What became known as the “troubles” began in Northern Ireland in 1969. It could be said that this was just the latest flare-up in tension and violence which had been going on and off for centuries. Although it did put Catholics against Protestants, it was also about whether Northern Ireland should remain as part of Great Britain or be governed by the Irish parliament in Dublin. Both of the armed groups opposing each other were the Ulster Defence Force or UDF for the protestants and the Irish Republican Army or IRA on the side of the Catholics. In the middle of it all were the police service and later, the British Army.

By the mid-1990s, thousands of people had died with little to show as regarding a truce. But, slowly there was a change in the air and in 1995 a ceasefire was called by both sides. It was a fragile one to say the least. During the past years, bombings and assassinations not only took place in Northern Ireland, but also on the mainland of Great Britain. So, fragile or not, every effort was made to keep the ceasefire going.

However, on the 9th February 1996, the IRA set off a massive bomb in London which blew the ceasefire apart.

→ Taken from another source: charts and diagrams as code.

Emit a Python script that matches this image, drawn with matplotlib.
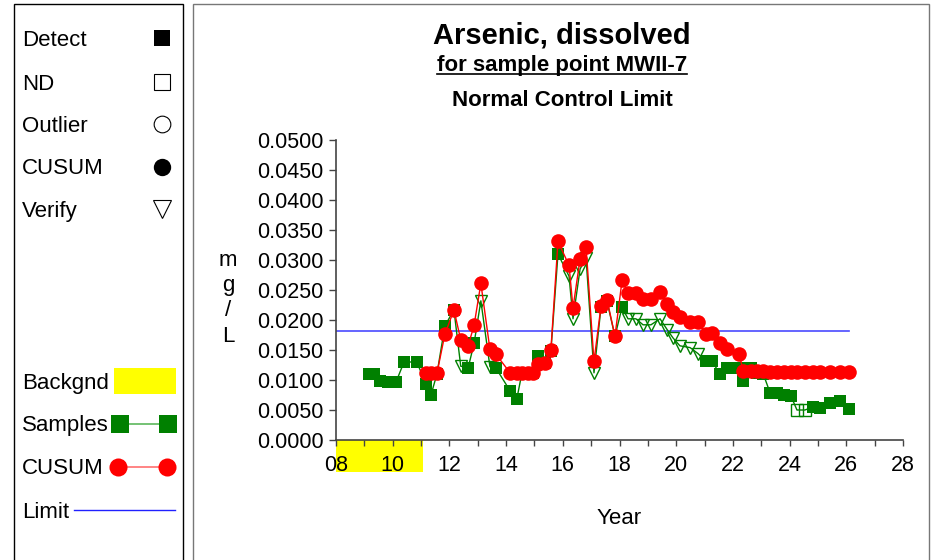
import matplotlib
matplotlib.use("Agg")
import matplotlib.pyplot as plt
import numpy as np
from matplotlib.lines import Line2D
from matplotlib.patches import Rectangle
from matplotlib.ticker import MultipleLocator, FuncFormatter

plt.rcParams['font.family'] = ['Liberation Sans', 'DejaVu Sans']

# sample dates (years after 2000), background period first
dates = [9.16, 9.35, 9.55, 9.85, 10.12, 10.40, 10.85,
         11.17, 11.35, 11.56, 11.84, 12.16, 12.40, 12.66, 12.87, 13.11, 13.43, 13.64,
         14.14, 14.38, 14.56, 14.77, 14.95, 15.13, 15.37, 15.58, 15.83, 16.22, 16.36,
         16.61, 16.82, 17.10, 17.35, 17.56, 17.84, 18.09, 18.30, 18.58, 18.83, 19.11,
         19.43, 19.68, 19.89, 20.13, 20.49, 20.77, 21.05, 21.26, 21.55, 21.79, 22.22,
         22.36, 22.64, 22.85, 23.07, 23.31, 23.56, 23.80, 24.05, 24.26, 24.54, 24.83,
         25.07, 25.43, 25.78, 26.10]
samples = [0.0110, 0.0110, 0.0098, 0.0097, 0.0097, 0.0130, 0.0130,
           0.0094, 0.0075, 0.0110, 0.0190, 0.0217, 0.0123, 0.0120, 0.0161, 0.0232, 0.0122, 0.0120,
           0.0082, 0.0069, 0.0112, 0.0112, 0.0112, 0.0140, 0.0128, 0.0148, 0.0310, 0.0273, 0.0202,
           0.0285, 0.0303, 0.0112, 0.0222, 0.0231, 0.0173, 0.0221, 0.0202, 0.0202, 0.0192, 0.0192,
           0.0202, 0.0184, 0.0170, 0.0157, 0.0154, 0.0144, 0.0131, 0.0131, 0.0110, 0.0120, 0.0120,
           0.0099, 0.0120, 0.0112, 0.0110, 0.0079, 0.0079, 0.0075, 0.0073, 0.0050, 0.0050, 0.0055,
           0.0054, 0.0062, 0.0065, 0.0052]
# D = detect, N = non-detect, V = verify
flags = list("DDDDDDD"
             "DDDDDVDDVVD"
             "DDDDDDDDDVVVVVDDDDVVVVVVVVVVDDDDD"
             "DDDDDDDDNNDDDDD")
cusum = [np.nan] * 7 + [
    0.0111, 0.0111, 0.0111, 0.0176, 0.0217, 0.0167, 0.0157, 0.0191, 0.0261, 0.0151, 0.0143,
    0.0112, 0.0112, 0.0112, 0.0112, 0.0112, 0.0126, 0.0129, 0.0150, 0.0331, 0.0291, 0.0220,
    0.0302, 0.0322, 0.0131, 0.0224, 0.0234, 0.0173, 0.0266, 0.0245, 0.0245, 0.0235, 0.0235,
    0.0246, 0.0226, 0.0214, 0.0205, 0.0197, 0.0197, 0.0176, 0.0179, 0.0162, 0.0151, 0.0144,
    0.0115, 0.0115, 0.0115, 0.0115, 0.0113, 0.0113, 0.0113, 0.0113, 0.0113, 0.0113, 0.0113,
    0.0113, 0.0113, 0.0113, 0.0113]
limit = 0.0181
bg_end = 11.07

dates = np.array(dates)
samples = np.array(samples)
cusum = np.array(cusum)
flags = np.array(flags)

GREEN = '#008000'
RED = '#ff0000'
BLUE = '#4a4aff'
FS = 16

fig = plt.figure(figsize=(9.4, 5.6), dpi=100)
W, H = 940.0, 560.0


def fx(px):
    return px / W


def fy(py):
    return 1 - py / H


# panel frames
fig.patches.append(Rectangle((fx(14), -0.05), fx(183) - fx(14), fy(4) + 0.05,
                             transform=fig.transFigure, fill=False, ec='black', lw=1.0))
fig.patches.append(Rectangle((fx(193), -0.05), fx(929) - fx(193), fy(4) + 0.05,
                             transform=fig.transFigure, fill=False, ec='#777777', lw=1.0))

ax = fig.add_axes([fx(336), fy(440), fx(903) - fx(336), fy(140) - fy(440)])

# samples line and markers
ax.plot(dates, samples, '-', color=GREEN, lw=1.0, zorder=2)
d = flags == 'D'
ax.plot(dates[d], samples[d], 's', color=GREEN, ms=9, mew=0, zorder=3)
n = flags == 'N'
ax.plot(dates[n], samples[n], 's', mfc='none', mec=GREEN, ms=8.5, mew=1.0, zorder=3)
v = flags == 'V'
ax.plot(dates[v], samples[v], 'v', mfc='none', mec=GREEN, ms=9, mew=1.0, zorder=3)

# cusum
ax.plot(dates, cusum, '-o', color=RED, lw=1.0, ms=10.5, mew=0, zorder=4)

# control limit
ax.plot([8, dates[-1]], [limit, limit], color=BLUE, lw=1.2, zorder=1)

# background period marked below the axis
ax.add_patch(Rectangle((8, -0.107), bg_end - 8, 0.107, transform=ax.get_xaxis_transform(),
                       facecolor='#ffff00', edgecolor='none', clip_on=False, zorder=0))

ax.set_xlim(8, 28)
ax.set_ylim(0, 0.05)
ax.xaxis.set_major_locator(MultipleLocator(2))
ax.xaxis.set_minor_locator(MultipleLocator(1))
ax.xaxis.set_major_formatter(FuncFormatter(lambda val, pos: '%02d' % int(round(val))))
ax.yaxis.set_major_locator(MultipleLocator(0.005))
ax.yaxis.set_major_formatter(FuncFormatter(lambda val, pos: '%.4f' % val))
for side in ['top', 'right']:
    ax.spines[side].set_visible(False)
for side in ['left', 'bottom']:
    ax.spines[side].set_color('#444444')
    ax.spines[side].set_linewidth(1.2)
ax.tick_params(axis='both', which='both', direction='out', color='#444444', width=1.0,
               labelsize=15.5, labelcolor='black')
ax.tick_params(axis='x', which='both', length=4, pad=7)
ax.tick_params(axis='y', length=5, pad=4)
ax.set_facecolor('none')

# titles
fig.text(fx(562), fy(35), 'Arsenic, dissolved', ha='center', va='center',
         fontsize=21, fontweight='bold')
sub = fig.text(fx(562), fy(65), 'for sample point MWII-7', ha='center', va='center',
               fontsize=FS, fontweight='bold')
fig.canvas.draw()
bb = sub.get_window_extent().transformed(fig.transFigure.inverted())
fig.add_artist(Line2D([bb.x0, bb.x1], [bb.y0 + 0.002, bb.y0 + 0.002],
                      transform=fig.transFigure, color='black', lw=1.2))
fig.text(fx(562), fy(100), 'Normal Control Limit', ha='center', va='center',
         fontsize=FS, fontweight='bold')

# axis labels
for i, ch in enumerate(['m', 'g', '/', 'L']):
    fig.text(fx(228), fy(261 + i * 25), ch, ha='center', va='center', fontsize=FS)
fig.text(fx(619), fy(519), 'Year', ha='center', va='center', fontsize=FS)

# legend panel: symbol key
keys = [('Detect', 38, dict(marker='s', mfc='black', mec='black', ms=11.5, mew=0)),
        ('ND', 82, dict(marker='s', mfc='white', mec='black', ms=11, mew=0.8)),
        ('Outlier', 124, dict(marker='o', mfc='white', mec='black', ms=12, mew=0.8)),
        ('CUSUM', 167, dict(marker='o', mfc='black', mec='black', ms=12.5, mew=0)),
        ('Verify', 209, dict(marker='v', mfc='white', mec='black', ms=13, mew=0.8))]
for label, py, style in keys:
    fig.text(fx(22), fy(py + 2), label, ha='left', va='center', fontsize=FS)
    fig.add_artist(Line2D([fx(162)], [fy(py)], transform=fig.transFigure, ls='none', **style))

# legend panel: series key
fig.text(fx(22), fy(384), 'Backgnd', ha='left', va='center', fontsize=FS)
fig.patches.append(Rectangle((fx(114), fy(394)), fx(176) - fx(114), fy(368) - fy(394),
                             transform=fig.transFigure, facecolor='#ffff00', edgecolor='none'))
fig.text(fx(22), fy(426), 'Samples', ha='left', va='center', fontsize=FS)
fig.add_artist(Line2D([fx(120), fx(168)], [fy(424), fy(424)], transform=fig.transFigure,
                      color='#5cb85c', lw=1.2, marker='s', mfc=GREEN, mec=GREEN, ms=12.5, mew=0))
fig.text(fx(22), fy(469), 'CUSUM', ha='left', va='center', fontsize=FS)
fig.add_artist(Line2D([fx(118), fx(167)], [fy(467), fy(467)], transform=fig.transFigure,
                      color='#ff7070', lw=1.2, marker='o', mfc=RED, mec=RED, ms=13, mew=0))
fig.text(fx(22), fy(512), 'Limit', ha='left', va='center', fontsize=FS)
fig.add_artist(Line2D([fx(74), fx(175)], [fy(510), fy(510)], transform=fig.transFigure,
                      color='#2020ff', lw=1.0))

fig.savefig('out.png', dpi=100)
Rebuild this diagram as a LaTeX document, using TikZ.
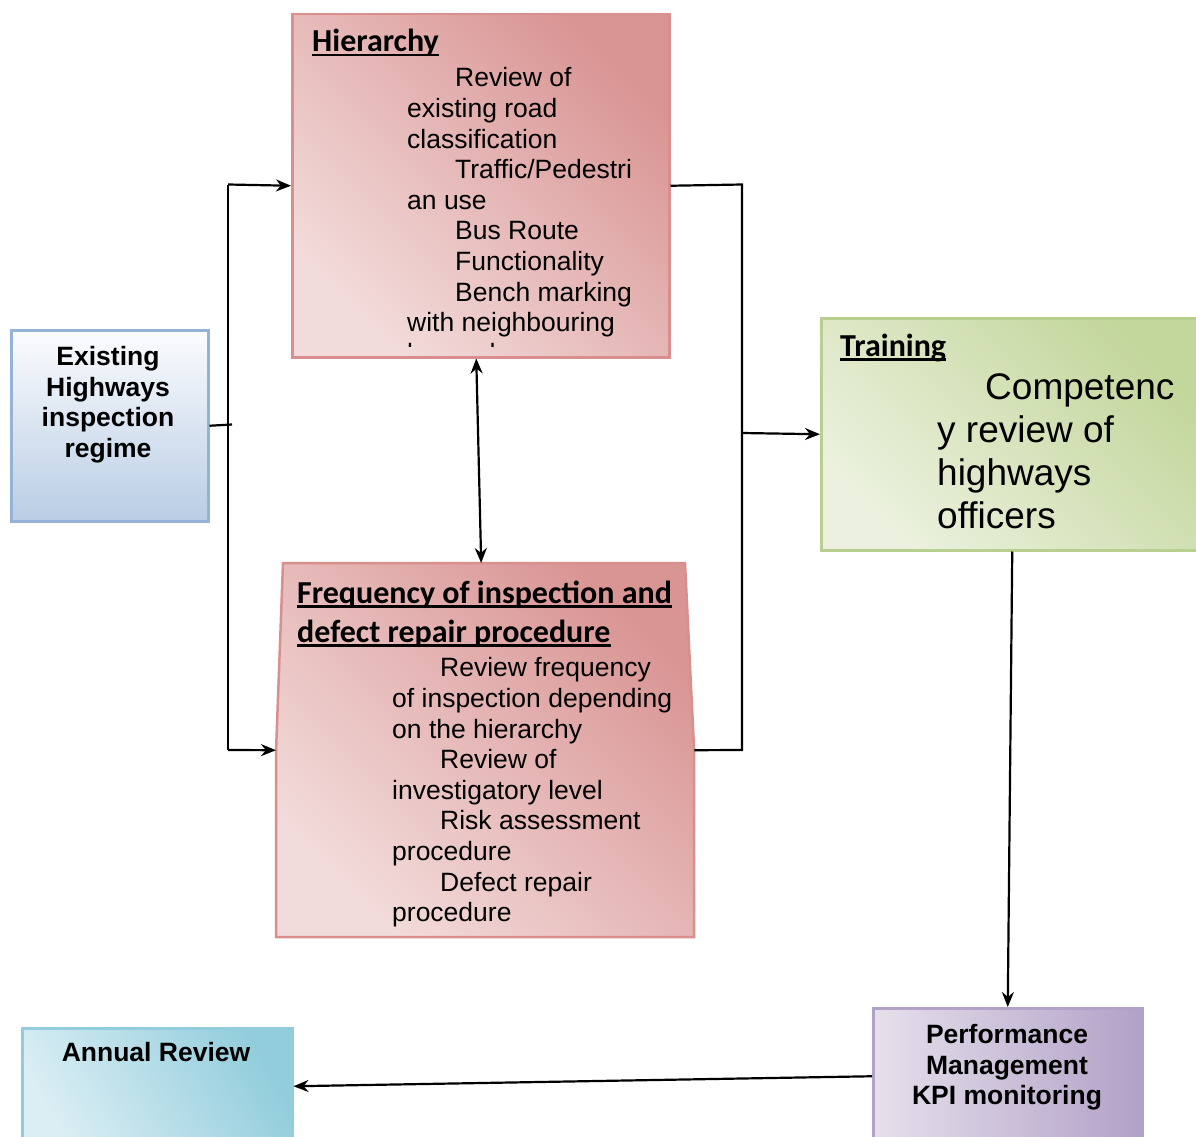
\documentclass[tikz,border=0pt]{standalone}
\usepackage{fontspec}
\setmainfont{Liberation Sans}
\newfontfamily\calib{Carlito}
\usetikzlibrary{arrows.meta}
\definecolor{pinkL}{HTML}{F2DCDB}
\definecolor{pinkD}{HTML}{D99594}
\definecolor{pinkB}{HTML}{D88F8E}
\definecolor{blueL}{HTML}{FBFCFE}
\definecolor{blueD}{HTML}{B9CDE5}
\definecolor{blueB}{HTML}{95B3D7}
\definecolor{greenL}{HTML}{EBF1DE}
\definecolor{greenD}{HTML}{C3D69B}
\definecolor{greenB}{HTML}{B9CF8F}
\definecolor{purpL}{HTML}{E6E0EC}
\definecolor{purpD}{HTML}{B2A1C7}
\definecolor{purpB}{HTML}{B3A2C7}
\definecolor{cyanL}{HTML}{DBEEF4}
\definecolor{cyanD}{HTML}{92CDDC}
\definecolor{cyanB}{HTML}{93CDDD}
\newcommand\ulin[1]{\setbox0\hbox{#1}\rlap{\rule[-4.5pt]{\wd0}{2.2pt}}\box0}
\tikzset{
  x=1pt, y=-1pt,
  boxbase/.style={rectangle, anchor=north west, inner sep=0, line width=2.5pt},
  conn/.style={line width=2.2pt, draw=black},
  arr/.style={conn, -{Stealth[length=15pt,width=12pt]}},
  darr/.style={conn, {Stealth[length=15pt,width=12pt]}-{Stealth[length=15pt,width=12pt]}},
  bodytxt/.style={anchor=north west, inner sep=0, align=left, font=\fontsize{26.5}{30.6}\selectfont},
  bigtxt/.style={anchor=north west, inner sep=0, align=left, font=\fontsize{37}{43}\selectfont},
  boldtxt/.style={inner sep=0, align=center, font=\bfseries\fontsize{26.5}{30.6}\selectfont},
  headtxt/.style={anchor=base west, inner sep=0, font=\calib\bfseries\fontsize{32}{39}\selectfont},
}
\begin{document}
\begin{tikzpicture}
\useasboundingbox (0,0) rectangle (1196,1137);
\clip (0,0) rectangle (1196,1137);

% Boxes
\node[boxbase, draw=blueB, top color=blueL, bottom color=blueD, minimum width=197pt, minimum height=191pt] (exist) at (10,329) {};
\node[boxbase, draw=pinkB, bottom color=pinkL, top color=pinkD, shading angle=-45, minimum width=377pt, minimum height=343pt] (hier) at (291,13) {};
\path[bottom color=pinkL, top color=pinkD, shading angle=-45] (283,563) -- (685,563) -- (694,748) -- (694,937) -- (276,937) -- (276,752) -- cycle;
\draw[draw=pinkB, line width=2.5pt] (283,563) -- (685,563) -- (694,748) -- (694,937) -- (276,937) -- (276,752) -- cycle;
\node[rectangle, anchor=north west, inner sep=0, minimum width=418pt, minimum height=374pt] (freq) at (276,563) {};
\node[boxbase, draw=greenB, bottom color=greenL, top color=greenD, shading angle=-45, minimum width=384pt, minimum height=232pt] (train) at (820,317) {};
\node[boxbase, draw=purpB, left color=purpL, right color=purpD, minimum width=269pt, minimum height=140pt] (perf) at (872,1007) {};
\node[boxbase, draw=cyanB, bottom color=cyanL, top color=cyanD, shading angle=-60, minimum width=270pt, minimum height=120pt] (annual) at (21,1027) {};

% Texts
\node[boldtxt, anchor=north] (existt) at (108,346) {Existing\\Highways\\inspection\\regime};
\node[headtxt] (hierh) at (312,52) {\ulin{Hierarchy}};
\begin{scope}
\clip (291,13) rectangle (668,346.5);
\node[bodytxt] (hiert) at (407,67.5) {\hspace*{48pt}Review of\\existing road\\classification\\\hspace*{48pt}Traffic/Pedestri\\an use\\\hspace*{48pt}Bus Route\\\hspace*{48pt}Functionality\\\hspace*{48pt}Bench marking\\with neighbouring\\boroughs};
\end{scope}
\node[headtxt] (freqh1) at (297,603) {\ulin{Frequency of inspection and}};
\node[headtxt] (freqh2) at (297,642) {\ulin{defect repair procedure}};
\node[bodytxt] (freqt) at (392,657.5) {\hspace*{48pt}Review frequency\\of inspection depending\\on the hierarchy\\\hspace*{48pt}Review of\\investigatory level\\\hspace*{48pt}Risk assessment\\procedure\\\hspace*{48pt}Defect repair\\procedure};
\node[headtxt] (trainh) at (840,356) {\ulin{Training}};
\node[bigtxt] (traint) at (937,373) {\hspace*{48pt}Competenc\\y review of\\highways\\officers};
\node[boldtxt, anchor=north] (perft) at (1007,1024) {Performance\\Management\\KPI monitoring};
\node[boldtxt, anchor=base] (annualt) at (156,1061) {Annual Review};

% Connectors
\coordinate (jl) at (228,424.5);
\coordinate (jlt) at (228,184.5);
\coordinate (jlb) at (228,750);
\coordinate (jr) at (742,433);
\coordinate (jrt) at (742,184.5);
\coordinate (jrb) at (742,750);
\draw[conn] (exist.east) -- ([xshift=4pt]jl);
\draw[conn] (jlt) -- (jlb);
\draw[arr] (jlt) -- (hier.west);
\draw[arr] (jlb) -- (freq.west);
\draw[conn] (hier.east) -- (jrt) -- (jrb) -- (freq.east);
\draw[arr] (jr) -- (train.west);
\draw[darr] ([xshift=-4.5pt]hier.south) -- ([xshift=-4pt]freq.north);
\draw[arr] ([xshift=-1pt]train.south) -- (perf.north);
\draw[arr] ([yshift=2pt]perf.west) -- ([yshift=2pt]annual.east);
\end{tikzpicture}
\end{document}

The bomb weighing half a ton was carried in a lorry which headed for the new Docklands enterprise of new offices and apartment buildings. Just a couple of stations south of Canary Wharf at South Quays station on the Docklands Light Railway or DLR, the lorry was parked. South Quays station is above ground as the line passes above the roads below.

At 7pm that evening, the bomb exploded. It killed two people, Inan Bashir and John Jeffries. In addition, 39 others were injured. Buildings close by were either destroyed or badly damaged. It was estimated to have done £85 million of damage. The Provisional IRA claimed responsibility. It meant a big problem for those seeking peace. However, a short time later, the Good Friday Agreement was signed by all sides and a certain peace has remained ever since. But the crucial question of Northern Ireland remaining British or being governed by the Irish Republic still remains an open bone of contention.